Este plano foi cumprido: assim que chegaram à superfície, cada um dos rapazes foi transportado para o hospital de Chiang Rai, onde as famílias esperavam por eles. Uma das crianças foi levada de helicóptero porque necessitava de cuidados médicos mais urgentes enquanto os outros viajaram de ambulância ao longo de 60 quilómetros, o que corresponde a um percurso de uma hora. As quatro crianças que foram resgatadas ao longo do dia foram deixadas em quarentena numa ala isolada e não poderão ver a família nas próximas 24 horas porque podem ter contraído infeções no interior da gruta.

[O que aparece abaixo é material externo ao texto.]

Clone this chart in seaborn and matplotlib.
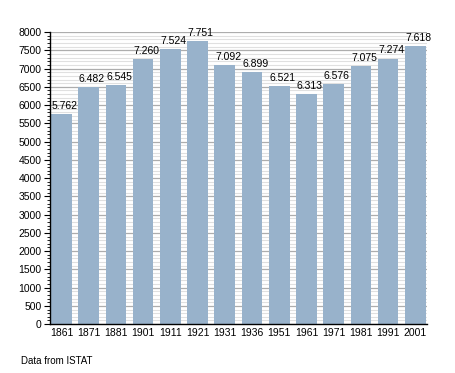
import numpy as np
import pandas as pd
import matplotlib
matplotlib.use("Agg")
import matplotlib.pyplot as plt
import seaborn as sns
from matplotlib.ticker import MultipleLocator

# -------------------------------
# Data
# -------------------------------
years = ["1861", "1871", "1881", "1901", "1911", "1921", "1931",
         "1936", "1951", "1961", "1971", "1981", "1991", "2001"]
population = [5762, 6482, 6545, 7260, 7524, 7751, 7092,
              6899, 6521, 6313, 6576, 7075, 7274, 7618]
labels = ["5.762", "6.482", "6.545", "7.260", "7.524", "7.751", "7.092",
          "6.899", "6.521", "6.313", "6.576", "7.075", "7.274", "7.618"]

df = pd.DataFrame({"Year": years, "Population": population})

# -------------------------------
# Plot
# -------------------------------
sns.set_style("white")
plt.rcParams["font.family"] = ["Liberation Sans", "DejaVu Sans"]
plt.rcParams["text.color"] = "black"
plt.rcParams["xtick.color"] = "black"
plt.rcParams["ytick.color"] = "black"

fig = plt.figure(figsize=(4.55, 3.73), dpi=100)
ax = fig.add_axes([0.11, 0.131, 0.828, 0.783])
ax.set_axisbelow(True)

bar_w = 0.76
sns.barplot(x="Year", y="Population", data=df, color="#98b2cb",
            saturation=1, width=bar_w, linewidth=0, edgecolor="none", ax=ax)
for p in ax.patches:
    p.set_zorder(3)

ax.set_ylim(0, 8000)
ax.set_xlim(-0.42, len(years) - 1 + 0.42)
ax.yaxis.set_major_locator(MultipleLocator(500))
ax.yaxis.set_minor_locator(MultipleLocator(100))
ax.grid(which="minor", axis="y", color="#e0e0e0", linewidth=0.8, zorder=0)
ax.grid(which="major", axis="y", color="#adadad", linewidth=0.9, zorder=1)

ax.tick_params(axis="y", which="major", length=4, width=0.8, labelsize=7.5, pad=2, left=True)
ax.tick_params(axis="y", which="minor", length=2, width=0.6, left=True)
ax.tick_params(axis="x", length=0, labelsize=7.5, pad=3)

for s in ["top", "right"]:
    ax.spines[s].set_visible(False)
for s in ["left", "bottom"]:
    ax.spines[s].set_color("black")
    ax.spines[s].set_linewidth(1.0)
    ax.spines[s].set_zorder(4)

ax.set_xlabel("")
ax.set_ylabel("")

# value labels sit left-aligned just above each bar
for i, (v, t) in enumerate(zip(population, labels)):
    ax.text(i - bar_w / 2 + 0.02, v + 140, t, ha="left", va="baseline",
            fontsize=7.5, color="black", zorder=5)

fig.text(21 / 455, 1 - 361 / 373, "Data from ISTAT", fontsize=7, va="center", color="black")

plt.savefig("out.png", dpi=100)
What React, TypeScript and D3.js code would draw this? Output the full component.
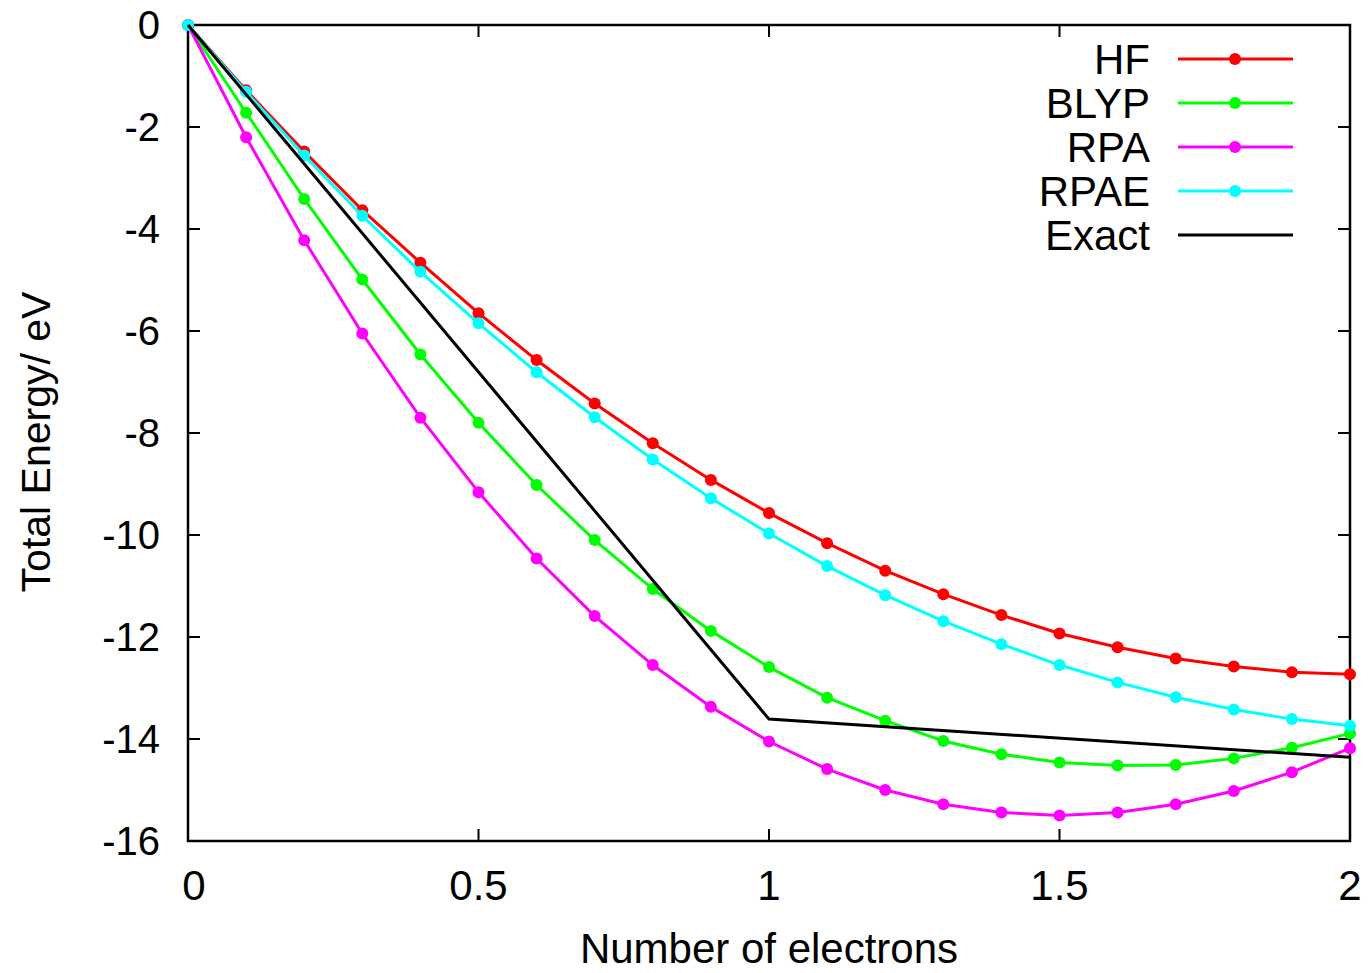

Ambulâncias começam a chegar ao hospital de Chiang Rai. Créditos: Lauren DeCicca/Getty Images

Ao fim de onze horas e com quatro rapazes retirados da gruta com sucesso, a primeira fase da missão foi dada por completa e as operações de resgate foram suspensas: o governador da província de Chiang Rai explicou que os mergulhadores estão “exaustos” e que é preciso reunir uma nova equipa de voluntários para voltarem à gruta e reabastecerem as botijas de oxigénio espalhadas pelos caminho entre a caverna onde o grupo está e a entrada principal da gruta.  A segunda fase da missão deve começar a partir da uma da manhã desta segunda-feira, mas Narongsak Osatanakorn não exclui a hipótese de aumentar esse intervalo para descanso dos técnicos. Ainda há oito crianças e um adulto de 25 anos no interior da gruta para resgatar.